L’exposition s’ouvre sur le concept de première mondialisation. « L’esclavage a été pensé comme un mode de production économique », introduit la commissaire de l’exposition. Un mode qui implique une division internationale de la production, d’où la dénomination. Cette nouvelle organisation est motivée par la recherche d’accumulation de profit et la concurrence entre les nations. Le capitalisme moderne est né avec l’esclavage à grande échelle.

Il y a un lien organique entre le développement initial du capitalisme, l’esclavage et colonisation

« Il y a un lien organique entre le développement initial du capitalisme, l’esclavage et colonisation. L’accélération de la production à grande échelle va requérir une main d’œuvre colossale », abonde Jean-Marie Théodat. « Ce qui aurait pu être une rencontre de cultures s’est fait sur la base d’une arrogance délétère de l’Europe. Ses actes lui ont donné une avance économique qu’elle conserve encore aujourd’hui », poursuit-il.

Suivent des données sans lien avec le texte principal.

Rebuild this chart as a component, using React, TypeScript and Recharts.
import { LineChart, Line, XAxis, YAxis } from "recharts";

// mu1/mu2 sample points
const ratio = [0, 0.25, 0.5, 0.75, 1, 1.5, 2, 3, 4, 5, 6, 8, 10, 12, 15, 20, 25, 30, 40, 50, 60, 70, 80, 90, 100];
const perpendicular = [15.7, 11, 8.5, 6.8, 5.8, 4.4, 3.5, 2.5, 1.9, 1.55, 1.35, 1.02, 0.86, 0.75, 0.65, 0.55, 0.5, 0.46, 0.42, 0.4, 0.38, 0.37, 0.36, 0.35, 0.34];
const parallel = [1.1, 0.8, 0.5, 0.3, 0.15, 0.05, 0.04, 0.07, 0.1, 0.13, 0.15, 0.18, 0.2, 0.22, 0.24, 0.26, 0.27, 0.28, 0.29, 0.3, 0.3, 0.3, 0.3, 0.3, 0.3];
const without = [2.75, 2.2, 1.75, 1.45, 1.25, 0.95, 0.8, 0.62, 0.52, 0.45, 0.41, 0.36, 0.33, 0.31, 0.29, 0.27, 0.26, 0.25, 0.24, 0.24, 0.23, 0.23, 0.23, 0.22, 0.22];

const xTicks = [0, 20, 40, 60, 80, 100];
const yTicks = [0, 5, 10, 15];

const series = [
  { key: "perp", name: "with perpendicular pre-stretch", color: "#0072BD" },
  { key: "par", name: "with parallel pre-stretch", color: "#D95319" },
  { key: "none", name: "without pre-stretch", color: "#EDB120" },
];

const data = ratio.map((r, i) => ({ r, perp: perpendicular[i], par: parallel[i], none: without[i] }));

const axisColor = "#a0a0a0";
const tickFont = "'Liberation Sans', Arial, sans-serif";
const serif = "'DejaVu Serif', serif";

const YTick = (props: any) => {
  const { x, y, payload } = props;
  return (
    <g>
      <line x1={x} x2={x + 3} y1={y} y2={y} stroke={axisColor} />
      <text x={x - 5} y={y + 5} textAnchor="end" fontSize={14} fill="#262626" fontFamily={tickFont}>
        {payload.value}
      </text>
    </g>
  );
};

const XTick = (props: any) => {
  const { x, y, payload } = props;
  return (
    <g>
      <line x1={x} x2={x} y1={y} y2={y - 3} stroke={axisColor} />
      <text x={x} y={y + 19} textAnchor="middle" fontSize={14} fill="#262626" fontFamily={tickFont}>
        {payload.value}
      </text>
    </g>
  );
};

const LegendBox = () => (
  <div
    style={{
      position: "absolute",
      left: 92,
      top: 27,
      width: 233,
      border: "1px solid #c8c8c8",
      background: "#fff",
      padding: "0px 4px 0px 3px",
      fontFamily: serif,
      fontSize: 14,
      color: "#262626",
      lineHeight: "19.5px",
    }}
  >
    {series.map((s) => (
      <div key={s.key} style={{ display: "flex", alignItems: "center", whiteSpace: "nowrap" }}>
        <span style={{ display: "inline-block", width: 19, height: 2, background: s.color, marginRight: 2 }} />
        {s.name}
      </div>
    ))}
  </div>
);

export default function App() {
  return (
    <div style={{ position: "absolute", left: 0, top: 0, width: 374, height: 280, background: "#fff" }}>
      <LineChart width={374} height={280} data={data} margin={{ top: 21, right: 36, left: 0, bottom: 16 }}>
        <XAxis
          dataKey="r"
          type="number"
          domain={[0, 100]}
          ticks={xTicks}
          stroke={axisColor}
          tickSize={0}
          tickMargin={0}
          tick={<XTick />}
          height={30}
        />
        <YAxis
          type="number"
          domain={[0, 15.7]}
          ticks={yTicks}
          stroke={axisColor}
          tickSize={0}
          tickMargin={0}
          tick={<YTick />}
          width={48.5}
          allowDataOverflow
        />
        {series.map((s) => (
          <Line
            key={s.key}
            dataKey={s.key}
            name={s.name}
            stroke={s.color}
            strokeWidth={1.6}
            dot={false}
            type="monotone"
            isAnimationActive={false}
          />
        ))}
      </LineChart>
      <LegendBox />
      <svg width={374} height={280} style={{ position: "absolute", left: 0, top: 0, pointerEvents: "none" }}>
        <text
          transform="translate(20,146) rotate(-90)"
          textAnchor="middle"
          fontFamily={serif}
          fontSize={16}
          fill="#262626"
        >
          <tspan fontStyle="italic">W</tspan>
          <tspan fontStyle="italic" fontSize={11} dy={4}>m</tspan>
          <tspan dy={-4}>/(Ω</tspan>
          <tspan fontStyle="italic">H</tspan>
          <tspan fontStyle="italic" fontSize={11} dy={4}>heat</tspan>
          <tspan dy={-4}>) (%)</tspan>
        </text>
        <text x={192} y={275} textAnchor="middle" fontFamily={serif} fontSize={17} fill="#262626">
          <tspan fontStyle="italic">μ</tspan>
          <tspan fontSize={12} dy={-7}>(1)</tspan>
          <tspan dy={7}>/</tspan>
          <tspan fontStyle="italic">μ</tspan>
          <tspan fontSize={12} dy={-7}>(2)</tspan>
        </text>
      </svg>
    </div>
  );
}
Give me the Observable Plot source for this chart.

Rétablir l’esclavage, le projet mortifère de Napoléon

Des intérêts économiques qui expliquent en partie des décisions politiques. Par exemple, à l’époque où commencent les révoltes de grande ampleur en Haïti (alors nommée Saint-Domingue) l’île représente à elle seule 50 % de la production totale de l’empire colonial français. C’est l’un des aspects qui motivera Napoléon à rétablir l’esclavage dans les colonies françaises avec la loi du 20 mai 1802. Il avait été aboli par la Convention, une des assemblées de la Révolution française, le 4 février 1794.

« Napoléon avait un rêve américain, il voulait récupérer la Louisiane »,  renseigne la commissaire. Recouvrer son influence à Saint-Domingue lui aurait permis d’utiliser l’armée de Toussaint Louverture, d’avoir une base arrière pour attaquer, et de récupérer l’argent nécessaire au financement de la guerre.

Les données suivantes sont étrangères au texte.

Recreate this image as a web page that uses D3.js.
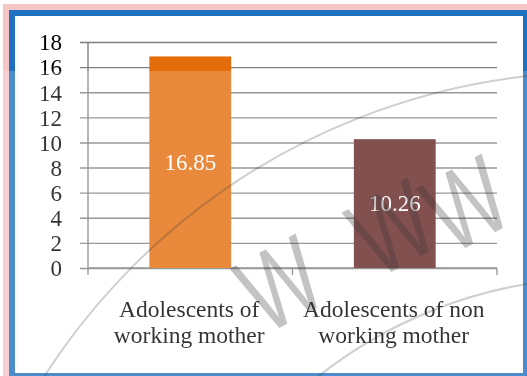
<!DOCTYPE html>
<html>
<head>
<meta charset="utf-8">
<script src="https://cdn.jsdelivr.net/npm/d3@7/dist/d3.min.js"></script>
<style>
  html, body { margin: 0; padding: 0; background: #fff; }
  svg { display: block; }
</style>
</head>
<body>
<svg id="chart" width="527" height="376"></svg>
<script>
// Chart data
const categoryLines = [
  ["Adolescents of", "working mother"],
  ["Adolescents of non", "working mother"]
];
const values = [16.85, 10.26];
const valueLabels = ["16.85", "10.26"];
const barColors = ["#E46C0A", "#632523"];
const yTicks = [0, 2, 4, 6, 8, 10, 12, 14, 16, 18];

const W = 527, H = 376;
const svg = d3.select("#chart");
const font = "'Liberation Serif', 'Times New Roman', serif";

// Frame: pink outer edge, blue border, white panel
svg.append("rect").attr("x", 3).attr("y", 4).attr("width", W - 3).attr("height", H - 4).attr("fill", "#F5C6C6");
svg.append("rect").attr("x", 9).attr("y", 10).attr("width", W - 9).attr("height", H - 10).attr("fill", "#1F70C1");
svg.append("rect").attr("x", 15).attr("y", 16).attr("width", 508).attr("height", 357).attr("fill", "#fff");

// Scales
const plot = { left: 88, right: 497, top: 42, bottom: 268 };
const x = d3.scaleBand()
  .domain(d3.range(values.length))
  .range([plot.left, plot.right])
  .paddingInner(0.6)
  .paddingOuter(0.3);
const y = d3.scaleLinear().domain([0, 18]).range([plot.bottom, plot.top]);

// Horizontal gridlines + y axis
const yAxis = d3.axisLeft(y)
  .tickValues(yTicks)
  .tickSize(-(plot.right - plot.left))
  .tickPadding(0)
  .tickFormat(d3.format("d"));
const gy = svg.append("g").attr("transform", `translate(${plot.left},0)`).call(yAxis);
gy.select(".domain").remove();
gy.selectAll(".tick line")
  .attr("x1", -8)
  .attr("stroke", "#7f7f7f")
  .attr("stroke-width", 1.4);
gy.selectAll(".tick text")
  .attr("x", -26)
  .attr("dy", "0.34em")
  .attr("fill", "#000")
  .style("font-family", font)
  .style("font-size", "23px");

// Vertical axis line
svg.append("line")
  .attr("x1", plot.left).attr("x2", plot.left)
  .attr("y1", y(18)).attr("y2", y(0))
  .attr("stroke", "#7f7f7f").attr("stroke-width", 1.4);

// Category axis with tick marks at band boundaries
const boundaries = [plot.left, (plot.left + plot.right) / 2, plot.right];
svg.append("line")
  .attr("x1", plot.left).attr("x2", plot.right)
  .attr("y1", y(0)).attr("y2", y(0))
  .attr("stroke", "#7f7f7f").attr("stroke-width", 1.4);
svg.selectAll(".xtick").data(boundaries).join("line")
  .attr("class", "xtick")
  .attr("x1", d => d).attr("x2", d => d)
  .attr("y1", y(0)).attr("y2", y(0) + 7)
  .attr("stroke", "#7f7f7f").attr("stroke-width", 1.4);

// Bars
svg.selectAll(".bar").data(values).join("rect")
  .attr("class", "bar")
  .attr("x", (d, i) => x(i))
  .attr("width", x.bandwidth())
  .attr("y", d => y(d))
  .attr("height", d => y(0) - y(d))
  .attr("fill", (d, i) => barColors[i]);

// Value labels centred in the bars
svg.selectAll(".vlabel").data(values).join("text")
  .attr("class", "vlabel")
  .attr("x", (d, i) => x(i) + x.bandwidth() / 2)
  .attr("y", d => (y(d) + y(0)) / 2)
  .attr("dy", "0.34em")
  .attr("text-anchor", "middle")
  .attr("fill", "#fff")
  .style("font-family", font)
  .style("font-size", "23px")
  .text((d, i) => valueLabels[i]);

// Category labels (two lines each)
const cat = svg.selectAll(".cat").data(categoryLines).join("text")
  .attr("class", "cat")
  .attr("text-anchor", "middle")
  .attr("fill", "#000")
  .style("font-family", font)
  .style("font-size", "23.5px");
cat.selectAll("tspan").data((d, i) => d.map(t => ({ t, i }))).join("tspan")
  .attr("x", d => x(d.i) + x.bandwidth() / 2 - 1)
  .attr("y", (d, j) => 317 + j * 26)
  .text(d => d.t);

// Faint watermark: two concentric arcs and a diagonal row of letters
const wm = svg.append("g").style("mix-blend-mode", "multiply");
const arcCentre = [601, 733];
[661, 455].forEach(r => {
  wm.append("circle")
    .attr("cx", arcCentre[0]).attr("cy", arcCentre[1]).attr("r", r)
    .attr("fill", "none").attr("stroke", "#c4c4c4").attr("stroke-width", 2);
});
const wmLetters = [[298, 318], [410, 262], [484, 238]];
wmLetters.forEach(([cx, cy]) => {
  wm.append("text")
    .attr("transform", `translate(${cx},${cy}) rotate(-28) scale(0.8,1.1)`)
    .attr("text-anchor", "middle")
    .attr("fill", "#b4b4b4")
    .style("font-family", "'Liberation Sans', Arial, sans-serif")
    .style("font-size", "100px")
    .text("W");
});

// Light haze over the lower part of the picture
svg.append("rect")
  .attr("x", 0).attr("y", 71).attr("width", W).attr("height", H - 71)
  .attr("fill", "#fff").attr("opacity", 0.2);
</script>
</body>
</html>
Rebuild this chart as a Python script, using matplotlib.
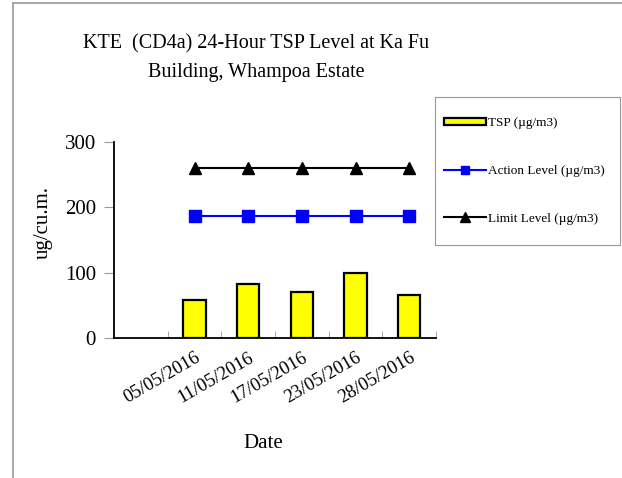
import numpy as np
import matplotlib.pyplot as plt
from matplotlib.lines import Line2D

plt.rcParams["font.family"] = ["Liberation Serif", "DejaVu Serif"]

dates = ["", "05/05/2016", "11/05/2016", "17/05/2016", "23/05/2016", "28/05/2016"]
tsp = [np.nan, 58, 83, 70, 100, 66]
action_level = [np.nan, 187, 187, 187, 187, 187]
limit_level = [np.nan, 260, 260, 260, 260, 260]

W, H = 622, 478
fig = plt.figure(figsize=(W / 100, H / 100), dpi=100)
ax = fig.add_axes([114 / W, 1 - 338 / H, (436 - 114) / W, (338 - 142) / H])

x = np.arange(len(dates)) + 0.5
bars = ax.bar(x, tsp, width=0.41, color="#FFFF00", edgecolor="black", linewidth=1.6,
              label="TSP (µg/m3)", zorder=2)
l1, = ax.plot(x, action_level, color="#0000FF", lw=1.5, marker="s", ms=8,
              label="Action Level (µg/m3)", zorder=3)
l2, = ax.plot(x, limit_level, color="black", lw=1.5, marker="^", ms=9,
              label="Limit Level (µg/m3)", zorder=3)

ax.set_xlim(0, len(dates))
ax.set_ylim(0, 300)
ax.set_yticks([0, 100, 200, 300])
ax.tick_params(axis="y", direction="out", length=7, color="#999999", labelsize=15, pad=6)

ax.set_xticks(x)
ax.set_xticklabels(dates, rotation=30, ha="right", rotation_mode="anchor", fontsize=13.5)
ax.tick_params(axis="x", length=0, pad=8)
ax.set_xticks(np.arange(1, len(dates) + 1), minor=True)
ax.tick_params(axis="x", which="minor", direction="in", length=5, color="#999999")

for s in ["top", "right"]:
    ax.spines[s].set_visible(False)
ax.spines["left"].set_linewidth(1.3)
ax.spines["bottom"].set_linewidth(1.3)

ax.set_ylabel("ug/cu.m.", fontsize=15)
ax.yaxis.set_label_coords(-0.19, 0.59)
fig.text(263 / W, 1 - 443 / H, "Date", fontsize=15, ha="center", va="center")
fig.text(256 / W, 1 - 58 / H, "KTE  (CD4a) 24-Hour TSP Level at Ka Fu\nBuilding, Whampoa Estate",
         fontsize=14.5, ha="center", va="center", linespacing=1.7)

# legend box
lax = fig.add_axes([435 / W, 1 - 245 / H, (620 - 435) / W, (245 - 97) / H])
lax.set_xticks([])
lax.set_yticks([])
for s in lax.spines.values():
    s.set_color("#999999")
lax.legend([bars, l1, l2], [bars.get_label(), l1.get_label(), l2.get_label()],
           loc="center left", frameon=False, fontsize=9.5, markerscale=0.75,
           handlelength=3.2, handleheight=0.5, handletextpad=0.1,
           labelspacing=2.7, borderaxespad=0.3)

# page border
fig.add_artist(Line2D([13 / W, 13 / W], [0, 1 - 3 / H], color="#999999", lw=1.2))
fig.add_artist(Line2D([13 / W, 1], [1 - 3 / H, 1 - 3 / H], color="#999999", lw=1.2))

fig.savefig("out.png", dpi=100)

S’il réussit à capturer et enfermer Toussaint Louverture, la révolution haïtienne ne se tarira pas pour autant. L’île obtient son indépendance en 1804. Elle devient ainsi la première république noire indépendante au monde. Les autres territoires ne sont pas aussi chanceux et l’esclavage y sera rétabli pour au moins un demi-siècle.

Haïti : à peine né, déjà mutilé par la dette

Si aujourd’hui Haïti est présenté comme un repoussoir face aux velléités indépendantistes des îles voisines, ses difficultés actuelles sont en partie expliquées par l’immédiat après-indépendance.

Les visiteurs de l’exposition pourront ainsi comprendre le rôle de la France dans l’isolement diplomatique et économique du nouvel État. Haïti se retrouve ainsi obligé d’accepter le paiement d’une « dette d’indépendance » pharaonique. Une dette qui mettra plus d’un siècle à être remboursée et qui fera sombrer le tout nouveau pays dans un calvaire économique interminable.

Un continuum raciste

Mais ce n’est pas le seul héritage durable de la période esclavagiste. Le système de hiérarchisation des races, le racisme moderne, est né à cette époque-là. Celui-ci s’avère nécessaire pour justifier des actions vues par certains comme hautement immorales dès l’Ancien régime. La commissaire en veut pour preuve certains cahiers de doléances précédant la révolution française. Des villages français y demandaient déjà l’abolition, perçu comme « un crime contre les hommes, commis par des chrétiens ».

Les femmes, les hommes et les enfants Noirs ont été animalisés et déshumanisés pour qu’on puisse les dominer par la violence. « Un système raciste qui nous affecte encore aujourd’hui », retrace la commissaire d’exposition.

Le combat continue

Quand on demande à Jean-Marie Théodat ce qu’il aimerait que le public retienne de l’exposition, il répond : « La liberté est toujours un combat, encore un processus en marche. »

Et en effet, l’esclavage n’est pas aboli. On estime à plus de 50 millions le nombre d’esclaves dans le monde aujourd’hui, majoritairement femmes et enfants, selon les chiffres de l’Organisation internationale du travail. Le devoir de lutte est toujours nécessaire, comme le devoir de mémoire. L’anti-esclavagiste, Louis Delgrès, l’exprimait à la perfection : « Et toi, postérité, accorde une larme à nos malheurs et nous mourrons satisfaits ».